## Challenge
Reproduce all the lines exactly as they stand, apart from the pictures.

## Collected material
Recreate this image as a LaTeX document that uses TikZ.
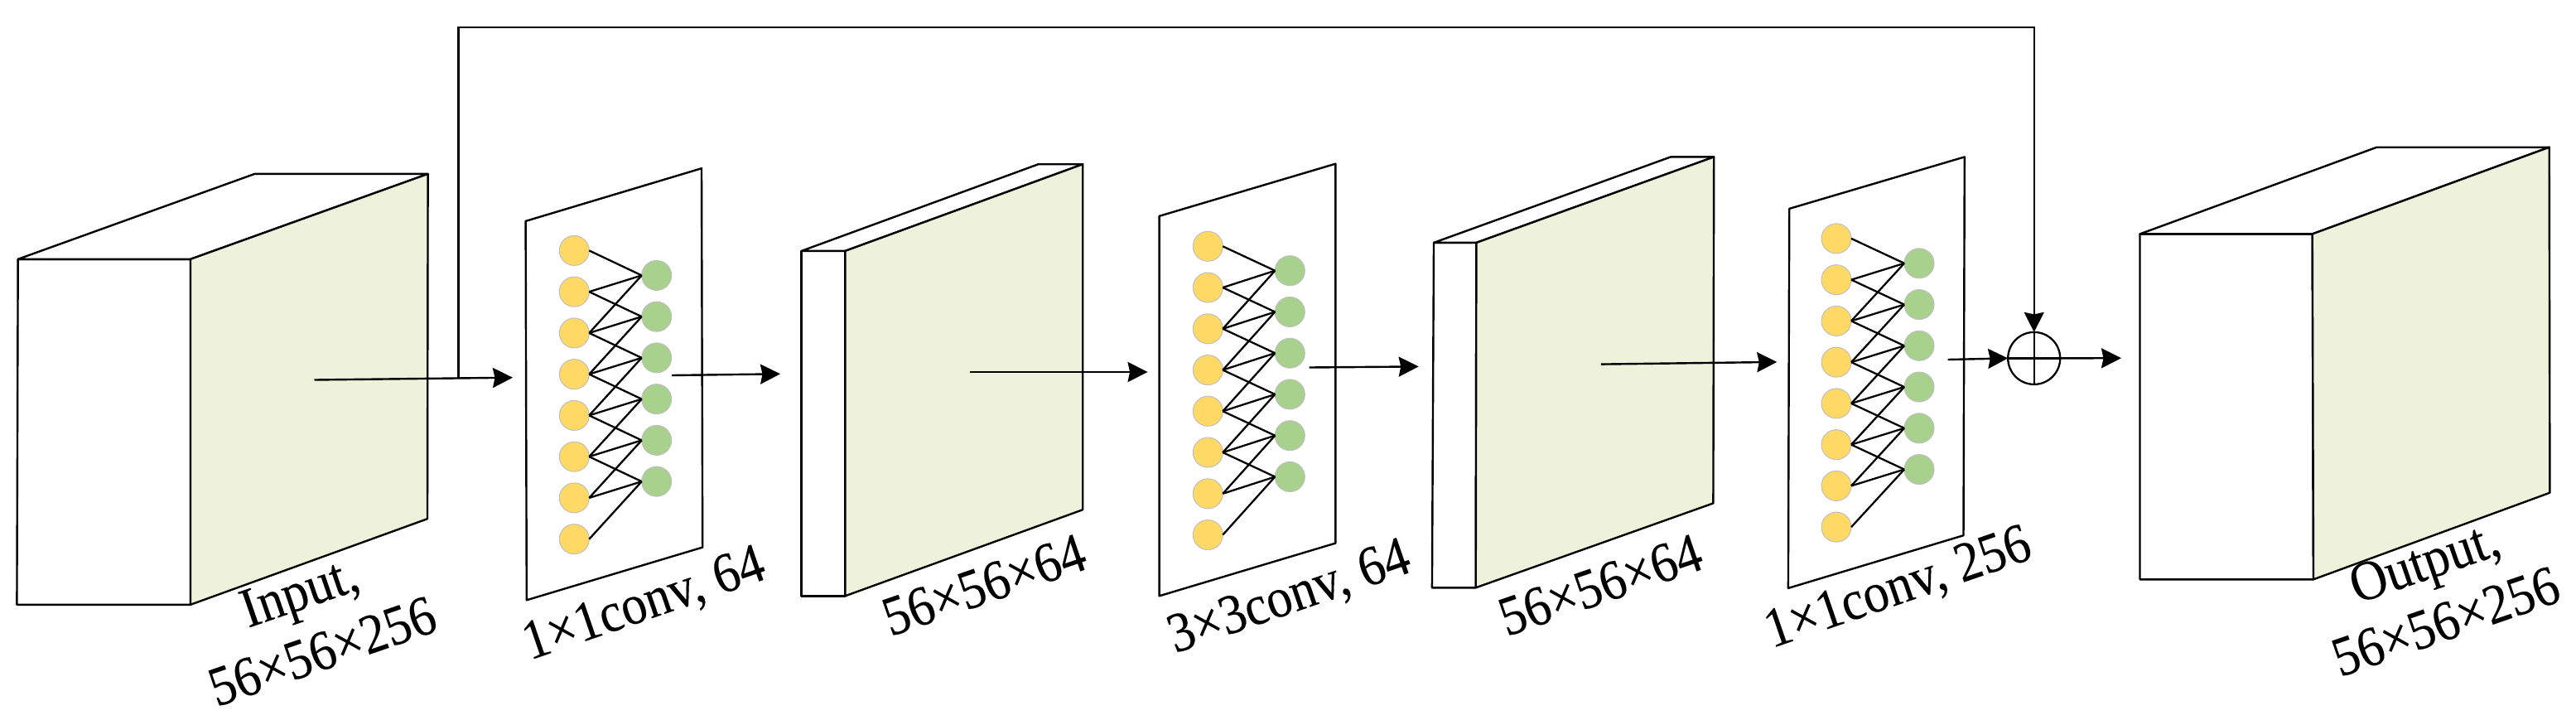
\documentclass[tikz,border=0pt]{standalone}
\usepackage{fontspec}
\setmainfont{Liberation Serif}
\newfontfamily\capfont[FakeBold=0.2]{Liberation Serif}
\usetikzlibrary{arrows.meta}
\definecolor{facegreen}{HTML}{EEF2DA}
\definecolor{dotyellow}{HTML}{FFD966}
\definecolor{dotgreen}{HTML}{A9D18E}
\tikzset{
  outline/.style={draw=black,line width=2.4pt,line join=round,fill=white},
  sideface/.style={outline,fill=facegreen},
  conn/.style={draw=black,line width=2.4pt,-{Stealth[length=24pt,width=24pt,inset=2.5pt]}},
  wire/.style={draw=black,line width=2.3pt},
  yellowdot/.style={circle,draw=black!25,line width=1pt,fill=dotyellow,minimum size=36pt,inner sep=0pt,outer sep=0pt},
  greendot/.style={circle,draw=black!25,line width=1pt,fill=dotgreen,minimum size=36pt,inner sep=0pt,outer sep=0pt},
  sumnode/.style={circle,draw=black,line width=2.3pt,fill=white,minimum size=63pt,inner sep=0pt,outer sep=0pt},
  caption/.style={font=\capfont\fontsize{68}{70}\selectfont,inner sep=0pt,outer sep=0pt,align=center,rotate=19,xscale=.905},
}
\newcommand{\netlayer}[5]{%
  \foreach \i in {1,...,8} \node[yellowdot] (#1y\i) at ({#2},{#3+(\i-1)*49.75}) {};
  \foreach \i in {1,...,6} \node[greendot] (#1g\i) at ({#4},{#5+(\i-1)*49.75}) {};
  \foreach \j in {1,...,6} \foreach \k in {0,1,2} {
    \pgfmathtruncatemacro{\n}{\j+\k}
    \draw[wire] (#1y\n.east) -- (#1g\j.west);
  }
}
\newcommand{\slab}[7]{% front TL, TR, BR, BL, back TL, back TR, back BR
  \draw[outline] #1 -- #2 -- #3 -- #4 -- cycle;
  \draw[outline] #1 -- #5 -- #6 -- #2 -- cycle;
  \draw[sideface] #2 -- #6 -- #7 -- #3 -- cycle;
}
\begin{document}
\begin{tikzpicture}[x=1pt,y=-1pt]
\useasboundingbox (0,0) rectangle (3110,868);

% blocks
\slab{(21.7,312.8)}{(230,312.8)}{(230,729.8)}{(20.4,729.8)}{(307.4,209.9)}{(516.6,209.9)}{(516,626.2)}
\slab{(967.6,302.9)}{(1020.4,302.9)}{(1020.4,719.3)}{(967.6,719.3)}{(1253.6,198.2)}{(1307.2,198.2)}{(1307.2,615.2)}
\slab{(1731,292.9)}{(1782.4,292.9)}{(1781.7,709.3)}{(1728.9,709.3)}{(2017,189.4)}{(2069.2,189.4)}{(2068.4,607.4)}
\slab{(2583.5,282.4)}{(2791.7,282.4)}{(2793,699.3)}{(2583.5,699.3)}{(2869.5,177.7)}{(3077.7,177.7)}{(3078.4,594.7)}

% conv panels
\draw[outline] (634.6,266.9) -- (847,203.2) -- (848.2,660.6) -- (635.8,724.3) -- cycle;
\draw[outline] (1399.6,260.8) -- (1612.3,197.7) -- (1612.3,655.6) -- (1399.6,719.3) -- cycle;
\draw[outline] (2160.2,251.9) -- (2371.8,189.4) -- (2370.5,646.2) -- (2158.9,709.9) -- cycle;

\netlayer{a}{693.3}{302.4}{792.7}{332.4}
\netlayer{b}{1458.3}{297.3}{1557.3}{326.7}
\netlayer{c}{2217}{287.9}{2317}{317.8}

% named arrow ends
\coordinate (inA) at (379.5,458.5);
\coordinate (toA) at (619,455.7);
\coordinate (skipstart) at (553.6,456.2);
\coordinate (rail) at (2455.7,32.7);
\coordinate (outA) at (811,453);
\coordinate (toSlabB) at (942,451.3);
\coordinate (inB) at (1170.8,449);
\coordinate (toB) at (1385.6,449);
\coordinate (outB) at (1580.7,443.5);
\coordinate (toSlabC) at (1712.7,442.4);
\coordinate (inC) at (1932.8,439.6);
\coordinate (toC) at (2145.3,436.9);
\coordinate (outC) at (2351.6,434);
\coordinate (toSlabD) at (2561,432.2);

% sum
\node[sumnode] (sum) at (2455.7,432.4) {};
\draw[wire] (sum.north) -- (sum.south);
\draw[wire] (sum.west) -- (sum.east);

% connectors
\draw[conn] (inA) -- (toA);
\draw[conn] (skipstart) |- (rail) -- (sum.north);
\draw[conn] (outA) -- (toSlabB);
\draw[conn] (inB) -- (toB);
\draw[conn] (outB) -- (toSlabC);
\draw[conn] (inC) -- (toC);
\draw[conn] (outC) -- (sum.west);
\draw[conn] (sum.east) -- (toSlabD);

% labels
\node[caption] (l1a) at (363.5,720) {Input,};
\node[caption] (l1b) at (389,786) {56×56×256};
\node[caption] (l2) at (778,731) {1×1conv, 64};
\node[caption] (l3) at (1188,706) {56×56×64};
\node[caption] (l4) at (1557,722.6) {3×3conv, 64};
\node[caption] (l5) at (1932,706) {56×56×64};
\node[caption] (l6) at (2292,711.5) {1×1conv, 256};
\node[caption] (l7a) at (2929,684) {Output,};
\node[caption] (l7b) at (2952.6,750) {56×56×256};
\end{tikzpicture}
\end{document}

## Full output
Recreate this image as a LaTeX document that uses TikZ.
\documentclass[tikz,border=0pt]{standalone}
\usepackage{fontspec}
\setmainfont{Liberation Serif}
\newfontfamily\capfont[FakeBold=0.2]{Liberation Serif}
\usetikzlibrary{arrows.meta}
\definecolor{facegreen}{HTML}{EEF2DA}
\definecolor{dotyellow}{HTML}{FFD966}
\definecolor{dotgreen}{HTML}{A9D18E}
\tikzset{
  outline/.style={draw=black,line width=2.4pt,line join=round,fill=white},
  sideface/.style={outline,fill=facegreen},
  conn/.style={draw=black,line width=2.4pt,-{Stealth[length=24pt,width=24pt,inset=2.5pt]}},
  wire/.style={draw=black,line width=2.3pt},
  yellowdot/.style={circle,draw=black!25,line width=1pt,fill=dotyellow,minimum size=36pt,inner sep=0pt,outer sep=0pt},
  greendot/.style={circle,draw=black!25,line width=1pt,fill=dotgreen,minimum size=36pt,inner sep=0pt,outer sep=0pt},
  sumnode/.style={circle,draw=black,line width=2.3pt,fill=white,minimum size=63pt,inner sep=0pt,outer sep=0pt},
  caption/.style={font=\capfont\fontsize{68}{70}\selectfont,inner sep=0pt,outer sep=0pt,align=center,rotate=19,xscale=.905},
}
\newcommand{\netlayer}[5]{%
  \foreach \i in {1,...,8} \node[yellowdot] (#1y\i) at ({#2},{#3+(\i-1)*49.75}) {};
  \foreach \i in {1,...,6} \node[greendot] (#1g\i) at ({#4},{#5+(\i-1)*49.75}) {};
  \foreach \j in {1,...,6} \foreach \k in {0,1,2} {
    \pgfmathtruncatemacro{\n}{\j+\k}
    \draw[wire] (#1y\n.east) -- (#1g\j.west);
  }
}
\newcommand{\slab}[7]{% front TL, TR, BR, BL, back TL, back TR, back BR
  \draw[outline] #1 -- #2 -- #3 -- #4 -- cycle;
  \draw[outline] #1 -- #5 -- #6 -- #2 -- cycle;
  \draw[sideface] #2 -- #6 -- #7 -- #3 -- cycle;
}
\begin{document}
\begin{tikzpicture}[x=1pt,y=-1pt]
\useasboundingbox (0,0) rectangle (3110,868);

% blocks
\slab{(21.7,312.8)}{(230,312.8)}{(230,729.8)}{(20.4,729.8)}{(307.4,209.9)}{(516.6,209.9)}{(516,626.2)}
\slab{(967.6,302.9)}{(1020.4,302.9)}{(1020.4,719.3)}{(967.6,719.3)}{(1253.6,198.2)}{(1307.2,198.2)}{(1307.2,615.2)}
\slab{(1731,292.9)}{(1782.4,292.9)}{(1781.7,709.3)}{(1728.9,709.3)}{(2017,189.4)}{(2069.2,189.4)}{(2068.4,607.4)}
\slab{(2583.5,282.4)}{(2791.7,282.4)}{(2793,699.3)}{(2583.5,699.3)}{(2869.5,177.7)}{(3077.7,177.7)}{(3078.4,594.7)}

% conv panels
\draw[outline] (634.6,266.9) -- (847,203.2) -- (848.2,660.6) -- (635.8,724.3) -- cycle;
\draw[outline] (1399.6,260.8) -- (1612.3,197.7) -- (1612.3,655.6) -- (1399.6,719.3) -- cycle;
\draw[outline] (2160.2,251.9) -- (2371.8,189.4) -- (2370.5,646.2) -- (2158.9,709.9) -- cycle;

\netlayer{a}{693.3}{302.4}{792.7}{332.4}
\netlayer{b}{1458.3}{297.3}{1557.3}{326.7}
\netlayer{c}{2217}{287.9}{2317}{317.8}

% named arrow ends
\coordinate (inA) at (379.5,458.5);
\coordinate (toA) at (619,455.7);
\coordinate (skipstart) at (553.6,456.2);
\coordinate (rail) at (2455.7,32.7);
\coordinate (outA) at (811,453);
\coordinate (toSlabB) at (942,451.3);
\coordinate (inB) at (1170.8,449);
\coordinate (toB) at (1385.6,449);
\coordinate (outB) at (1580.7,443.5);
\coordinate (toSlabC) at (1712.7,442.4);
\coordinate (inC) at (1932.8,439.6);
\coordinate (toC) at (2145.3,436.9);
\coordinate (outC) at (2351.6,434);
\coordinate (toSlabD) at (2561,432.2);

% sum
\node[sumnode] (sum) at (2455.7,432.4) {};
\draw[wire] (sum.north) -- (sum.south);
\draw[wire] (sum.west) -- (sum.east);

% connectors
\draw[conn] (inA) -- (toA);
\draw[conn] (skipstart) |- (rail) -- (sum.north);
\draw[conn] (outA) -- (toSlabB);
\draw[conn] (inB) -- (toB);
\draw[conn] (outB) -- (toSlabC);
\draw[conn] (inC) -- (toC);
\draw[conn] (outC) -- (sum.west);
\draw[conn] (sum.east) -- (toSlabD);

% labels
\node[caption] (l1a) at (363.5,720) {Input,};
\node[caption] (l1b) at (389,786) {56×56×256};
\node[caption] (l2) at (778,731) {1×1conv, 64};
\node[caption] (l3) at (1188,706) {56×56×64};
\node[caption] (l4) at (1557,722.6) {3×3conv, 64};
\node[caption] (l5) at (1932,706) {56×56×64};
\node[caption] (l6) at (2292,711.5) {1×1conv, 256};
\node[caption] (l7a) at (2929,684) {Output,};
\node[caption] (l7b) at (2952.6,750) {56×56×256};
\end{tikzpicture}
\end{document}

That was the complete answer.